La coalition a ressorti ses bonnes vieilles théories alarmistes sur l’immigration et les refugiés, en déclarant qu’un gouvernement travailliste « ouvrirait les portes » de l’Australie, qui se retrouverait submergée par l’arrivée de bateaux de migrants.

Le respect à l’égard des responsables politiques et du processus politique se portait déjà mal avant que les deux grands partis adoptent une attitude négative.

Le premier débat, sur les trois qui ont eu lieu entre les deux leaders, fut critiqué de toutes parts, parce qu’ils ne se sont ni l’un ni l’autre éloignés de leurs arguments largement scénarisés.

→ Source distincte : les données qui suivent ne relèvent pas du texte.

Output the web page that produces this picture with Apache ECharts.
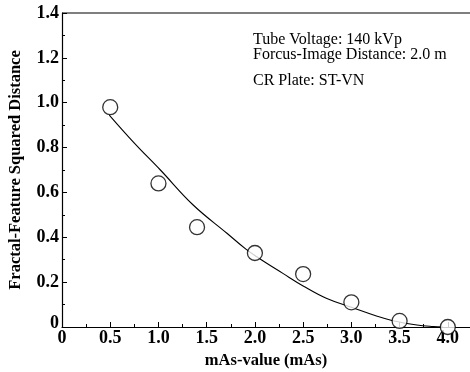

Au moment du troisième débat, qui a été présenté sur Facebook, un pic d’audience de moins de 15.000 a été atteint, soit moins d’un dixième de 1 % de tous les électeurs potentiels.

 

Coude à coude

À quelques jours des élections, la plupart des sondages nationaux donnent les deux principaux partis au coude à coude.

Pour les travaillistes, reprendre le pouvoir après un seul mandat dans l’opposition serait un exploit historique inédit depuis la Seconde Guerre mondiale et, à vrai dire, il est possible que les 21 sièges dont ils ont besoin pour arriver au gouvernement soient tout juste hors d’atteinte.

Les stratèges du parti sont convaincus que les campagnes basées sur la peur seront payantes, mais ils ne prennent pas en compte les préjudices qu’ils causent au débat politique en Australie. Par conséquent, une fois que le calme sera revenu après ces élections amèrement contestées, le prochain Premier ministre, quel qu’il soit, devra s’efforcer de rétablir avant tout la foi dans le système politique australien.

Si ce n’est pas le cas, l’atmosphère sera propice à l’émergence d’un démagogue du style de Donald Trump issu des partis marginaux.

Les Australiens ont été choqués non seulement par le meurtre de la députée britannique pro-UE Jo Cox, mais aussi par l’inquiétante xénophobie présente dans la campagne pour le Brexit, qui a attisé la peur de l’immigration et favorisé les insultes envers les responsables politiques élus, les institutions gouvernementales et les résidents et citoyens étrangers.

Heureusement, en Australie, la virulence de l’hostilité contre la politique n’a pas encore atteint les mêmes proportions qu’au Royaume-Uni, mais les élections de 2016 révèlent qu’il n’y a plus de confiance entre les responsables politiques et les électeurs, dans un pays comme dans l’autre.

Quelles que soient leurs réelles différences politiques, après le 2 juillet le prochain Premier ministre australien et le leader de l’opposition devront travailler ensemble pour remettre sur pied le système politique du pays.